DATA EXTRACT:
= = = =
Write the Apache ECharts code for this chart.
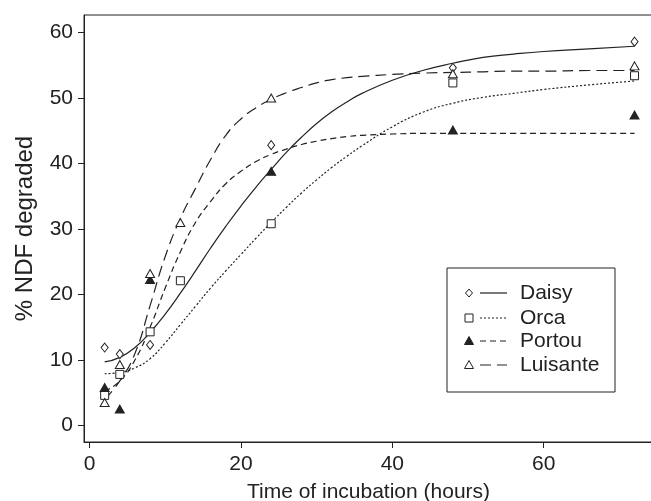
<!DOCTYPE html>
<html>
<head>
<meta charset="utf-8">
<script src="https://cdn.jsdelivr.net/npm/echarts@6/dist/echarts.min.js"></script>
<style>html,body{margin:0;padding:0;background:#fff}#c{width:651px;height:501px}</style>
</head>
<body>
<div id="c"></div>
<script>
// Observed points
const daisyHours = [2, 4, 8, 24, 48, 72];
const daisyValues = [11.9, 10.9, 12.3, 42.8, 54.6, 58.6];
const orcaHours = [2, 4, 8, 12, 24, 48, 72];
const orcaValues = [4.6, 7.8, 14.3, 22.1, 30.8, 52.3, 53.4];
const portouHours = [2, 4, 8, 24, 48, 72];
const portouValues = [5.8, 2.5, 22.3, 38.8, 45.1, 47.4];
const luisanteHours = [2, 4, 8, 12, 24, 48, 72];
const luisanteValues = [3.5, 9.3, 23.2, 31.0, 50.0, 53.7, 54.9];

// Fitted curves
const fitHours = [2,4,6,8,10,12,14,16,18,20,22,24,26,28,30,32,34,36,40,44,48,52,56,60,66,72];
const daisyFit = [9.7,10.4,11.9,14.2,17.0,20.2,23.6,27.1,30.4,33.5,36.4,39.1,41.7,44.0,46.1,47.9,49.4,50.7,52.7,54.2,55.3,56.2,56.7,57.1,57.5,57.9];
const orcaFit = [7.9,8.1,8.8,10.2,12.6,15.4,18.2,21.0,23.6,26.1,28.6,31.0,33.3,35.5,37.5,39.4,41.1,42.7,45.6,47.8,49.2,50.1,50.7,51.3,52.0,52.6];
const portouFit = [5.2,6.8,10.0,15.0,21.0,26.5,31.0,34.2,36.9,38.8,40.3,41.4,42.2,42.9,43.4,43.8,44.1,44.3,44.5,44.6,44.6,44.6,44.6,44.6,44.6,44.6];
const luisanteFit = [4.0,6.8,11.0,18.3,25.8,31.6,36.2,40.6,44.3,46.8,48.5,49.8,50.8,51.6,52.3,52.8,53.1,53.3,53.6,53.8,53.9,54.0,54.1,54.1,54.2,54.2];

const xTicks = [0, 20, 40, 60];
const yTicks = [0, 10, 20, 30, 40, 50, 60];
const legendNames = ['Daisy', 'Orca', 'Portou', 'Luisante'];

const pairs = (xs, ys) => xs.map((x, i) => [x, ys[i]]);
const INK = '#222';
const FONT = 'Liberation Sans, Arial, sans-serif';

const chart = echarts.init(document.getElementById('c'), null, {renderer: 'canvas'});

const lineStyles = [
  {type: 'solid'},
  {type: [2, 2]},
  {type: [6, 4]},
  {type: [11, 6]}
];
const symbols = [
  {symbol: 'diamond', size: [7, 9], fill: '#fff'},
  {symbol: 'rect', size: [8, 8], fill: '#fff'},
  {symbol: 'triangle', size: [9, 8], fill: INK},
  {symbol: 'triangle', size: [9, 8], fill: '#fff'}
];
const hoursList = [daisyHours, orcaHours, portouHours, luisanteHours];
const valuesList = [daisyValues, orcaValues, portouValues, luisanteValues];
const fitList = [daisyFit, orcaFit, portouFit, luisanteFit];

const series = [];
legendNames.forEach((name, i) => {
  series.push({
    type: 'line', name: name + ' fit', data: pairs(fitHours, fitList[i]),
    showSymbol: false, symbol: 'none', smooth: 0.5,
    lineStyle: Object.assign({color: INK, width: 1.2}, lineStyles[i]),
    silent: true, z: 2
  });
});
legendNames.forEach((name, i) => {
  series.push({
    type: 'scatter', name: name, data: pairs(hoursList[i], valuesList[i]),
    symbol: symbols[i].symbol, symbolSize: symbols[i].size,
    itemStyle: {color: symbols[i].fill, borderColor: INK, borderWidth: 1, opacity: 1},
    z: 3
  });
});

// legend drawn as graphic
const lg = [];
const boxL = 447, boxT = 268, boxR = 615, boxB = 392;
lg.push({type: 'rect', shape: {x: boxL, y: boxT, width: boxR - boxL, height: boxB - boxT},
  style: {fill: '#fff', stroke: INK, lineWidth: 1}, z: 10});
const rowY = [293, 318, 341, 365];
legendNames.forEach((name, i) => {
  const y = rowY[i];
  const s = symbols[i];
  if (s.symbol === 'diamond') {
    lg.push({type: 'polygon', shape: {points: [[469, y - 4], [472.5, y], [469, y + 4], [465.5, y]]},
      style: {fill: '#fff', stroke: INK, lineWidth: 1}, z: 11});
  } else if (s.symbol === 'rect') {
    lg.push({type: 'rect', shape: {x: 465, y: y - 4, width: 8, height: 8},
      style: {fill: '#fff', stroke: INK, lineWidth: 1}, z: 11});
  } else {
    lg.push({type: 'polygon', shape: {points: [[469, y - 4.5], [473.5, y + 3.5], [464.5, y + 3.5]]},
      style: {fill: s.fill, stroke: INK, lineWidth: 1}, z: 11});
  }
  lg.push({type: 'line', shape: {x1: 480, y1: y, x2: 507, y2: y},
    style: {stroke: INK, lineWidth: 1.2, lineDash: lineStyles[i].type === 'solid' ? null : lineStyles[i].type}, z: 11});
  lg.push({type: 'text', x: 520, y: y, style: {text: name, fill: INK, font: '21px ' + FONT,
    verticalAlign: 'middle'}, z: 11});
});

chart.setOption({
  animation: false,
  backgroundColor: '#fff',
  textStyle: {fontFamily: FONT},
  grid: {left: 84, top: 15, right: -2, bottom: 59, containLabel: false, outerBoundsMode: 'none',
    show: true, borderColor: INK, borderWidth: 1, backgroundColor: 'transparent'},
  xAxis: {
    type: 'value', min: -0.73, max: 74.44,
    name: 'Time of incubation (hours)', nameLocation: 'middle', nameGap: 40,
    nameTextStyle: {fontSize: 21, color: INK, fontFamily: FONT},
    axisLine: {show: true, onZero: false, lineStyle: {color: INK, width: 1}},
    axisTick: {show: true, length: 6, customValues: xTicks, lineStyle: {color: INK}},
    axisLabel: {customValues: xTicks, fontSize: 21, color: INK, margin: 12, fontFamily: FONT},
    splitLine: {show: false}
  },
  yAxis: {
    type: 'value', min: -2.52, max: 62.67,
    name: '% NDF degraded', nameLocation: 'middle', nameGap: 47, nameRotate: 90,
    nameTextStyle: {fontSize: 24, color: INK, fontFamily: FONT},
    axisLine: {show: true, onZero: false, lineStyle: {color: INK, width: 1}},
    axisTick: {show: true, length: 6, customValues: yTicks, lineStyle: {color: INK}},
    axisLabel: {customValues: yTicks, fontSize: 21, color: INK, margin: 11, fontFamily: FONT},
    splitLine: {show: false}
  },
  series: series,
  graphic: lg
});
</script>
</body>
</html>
= = = =
DIRECTIONS FOR THIS TASK:
Keep every word of the data as it is when you write it out, but drop the pictures.

ANSWER BELOW:
Write the Apache ECharts code for this chart.
<!DOCTYPE html>
<html>
<head>
<meta charset="utf-8">
<script src="https://cdn.jsdelivr.net/npm/echarts@6/dist/echarts.min.js"></script>
<style>html,body{margin:0;padding:0;background:#fff}#c{width:651px;height:501px}</style>
</head>
<body>
<div id="c"></div>
<script>
// Observed points
const daisyHours = [2, 4, 8, 24, 48, 72];
const daisyValues = [11.9, 10.9, 12.3, 42.8, 54.6, 58.6];
const orcaHours = [2, 4, 8, 12, 24, 48, 72];
const orcaValues = [4.6, 7.8, 14.3, 22.1, 30.8, 52.3, 53.4];
const portouHours = [2, 4, 8, 24, 48, 72];
const portouValues = [5.8, 2.5, 22.3, 38.8, 45.1, 47.4];
const luisanteHours = [2, 4, 8, 12, 24, 48, 72];
const luisanteValues = [3.5, 9.3, 23.2, 31.0, 50.0, 53.7, 54.9];

// Fitted curves
const fitHours = [2,4,6,8,10,12,14,16,18,20,22,24,26,28,30,32,34,36,40,44,48,52,56,60,66,72];
const daisyFit = [9.7,10.4,11.9,14.2,17.0,20.2,23.6,27.1,30.4,33.5,36.4,39.1,41.7,44.0,46.1,47.9,49.4,50.7,52.7,54.2,55.3,56.2,56.7,57.1,57.5,57.9];
const orcaFit = [7.9,8.1,8.8,10.2,12.6,15.4,18.2,21.0,23.6,26.1,28.6,31.0,33.3,35.5,37.5,39.4,41.1,42.7,45.6,47.8,49.2,50.1,50.7,51.3,52.0,52.6];
const portouFit = [5.2,6.8,10.0,15.0,21.0,26.5,31.0,34.2,36.9,38.8,40.3,41.4,42.2,42.9,43.4,43.8,44.1,44.3,44.5,44.6,44.6,44.6,44.6,44.6,44.6,44.6];
const luisanteFit = [4.0,6.8,11.0,18.3,25.8,31.6,36.2,40.6,44.3,46.8,48.5,49.8,50.8,51.6,52.3,52.8,53.1,53.3,53.6,53.8,53.9,54.0,54.1,54.1,54.2,54.2];

const xTicks = [0, 20, 40, 60];
const yTicks = [0, 10, 20, 30, 40, 50, 60];
const legendNames = ['Daisy', 'Orca', 'Portou', 'Luisante'];

const pairs = (xs, ys) => xs.map((x, i) => [x, ys[i]]);
const INK = '#222';
const FONT = 'Liberation Sans, Arial, sans-serif';

const chart = echarts.init(document.getElementById('c'), null, {renderer: 'canvas'});

const lineStyles = [
  {type: 'solid'},
  {type: [2, 2]},
  {type: [6, 4]},
  {type: [11, 6]}
];
const symbols = [
  {symbol: 'diamond', size: [7, 9], fill: '#fff'},
  {symbol: 'rect', size: [8, 8], fill: '#fff'},
  {symbol: 'triangle', size: [9, 8], fill: INK},
  {symbol: 'triangle', size: [9, 8], fill: '#fff'}
];
const hoursList = [daisyHours, orcaHours, portouHours, luisanteHours];
const valuesList = [daisyValues, orcaValues, portouValues, luisanteValues];
const fitList = [daisyFit, orcaFit, portouFit, luisanteFit];

const series = [];
legendNames.forEach((name, i) => {
  series.push({
    type: 'line', name: name + ' fit', data: pairs(fitHours, fitList[i]),
    showSymbol: false, symbol: 'none', smooth: 0.5,
    lineStyle: Object.assign({color: INK, width: 1.2}, lineStyles[i]),
    silent: true, z: 2
  });
});
legendNames.forEach((name, i) => {
  series.push({
    type: 'scatter', name: name, data: pairs(hoursList[i], valuesList[i]),
    symbol: symbols[i].symbol, symbolSize: symbols[i].size,
    itemStyle: {color: symbols[i].fill, borderColor: INK, borderWidth: 1, opacity: 1},
    z: 3
  });
});

// legend drawn as graphic
const lg = [];
const boxL = 447, boxT = 268, boxR = 615, boxB = 392;
lg.push({type: 'rect', shape: {x: boxL, y: boxT, width: boxR - boxL, height: boxB - boxT},
  style: {fill: '#fff', stroke: INK, lineWidth: 1}, z: 10});
const rowY = [293, 318, 341, 365];
legendNames.forEach((name, i) => {
  const y = rowY[i];
  const s = symbols[i];
  if (s.symbol === 'diamond') {
    lg.push({type: 'polygon', shape: {points: [[469, y - 4], [472.5, y], [469, y + 4], [465.5, y]]},
      style: {fill: '#fff', stroke: INK, lineWidth: 1}, z: 11});
  } else if (s.symbol === 'rect') {
    lg.push({type: 'rect', shape: {x: 465, y: y - 4, width: 8, height: 8},
      style: {fill: '#fff', stroke: INK, lineWidth: 1}, z: 11});
  } else {
    lg.push({type: 'polygon', shape: {points: [[469, y - 4.5], [473.5, y + 3.5], [464.5, y + 3.5]]},
      style: {fill: s.fill, stroke: INK, lineWidth: 1}, z: 11});
  }
  lg.push({type: 'line', shape: {x1: 480, y1: y, x2: 507, y2: y},
    style: {stroke: INK, lineWidth: 1.2, lineDash: lineStyles[i].type === 'solid' ? null : lineStyles[i].type}, z: 11});
  lg.push({type: 'text', x: 520, y: y, style: {text: name, fill: INK, font: '21px ' + FONT,
    verticalAlign: 'middle'}, z: 11});
});

chart.setOption({
  animation: false,
  backgroundColor: '#fff',
  textStyle: {fontFamily: FONT},
  grid: {left: 84, top: 15, right: -2, bottom: 59, containLabel: false, outerBoundsMode: 'none',
    show: true, borderColor: INK, borderWidth: 1, backgroundColor: 'transparent'},
  xAxis: {
    type: 'value', min: -0.73, max: 74.44,
    name: 'Time of incubation (hours)', nameLocation: 'middle', nameGap: 40,
    nameTextStyle: {fontSize: 21, color: INK, fontFamily: FONT},
    axisLine: {show: true, onZero: false, lineStyle: {color: INK, width: 1}},
    axisTick: {show: true, length: 6, customValues: xTicks, lineStyle: {color: INK}},
    axisLabel: {customValues: xTicks, fontSize: 21, color: INK, margin: 12, fontFamily: FONT},
    splitLine: {show: false}
  },
  yAxis: {
    type: 'value', min: -2.52, max: 62.67,
    name: '% NDF degraded', nameLocation: 'middle', nameGap: 47, nameRotate: 90,
    nameTextStyle: {fontSize: 24, color: INK, fontFamily: FONT},
    axisLine: {show: true, onZero: false, lineStyle: {color: INK, width: 1}},
    axisTick: {show: true, length: 6, customValues: yTicks, lineStyle: {color: INK}},
    axisLabel: {customValues: yTicks, fontSize: 21, color: INK, margin: 11, fontFamily: FONT},
    splitLine: {show: false}
  },
  series: series,
  graphic: lg
});
</script>
</body>
</html>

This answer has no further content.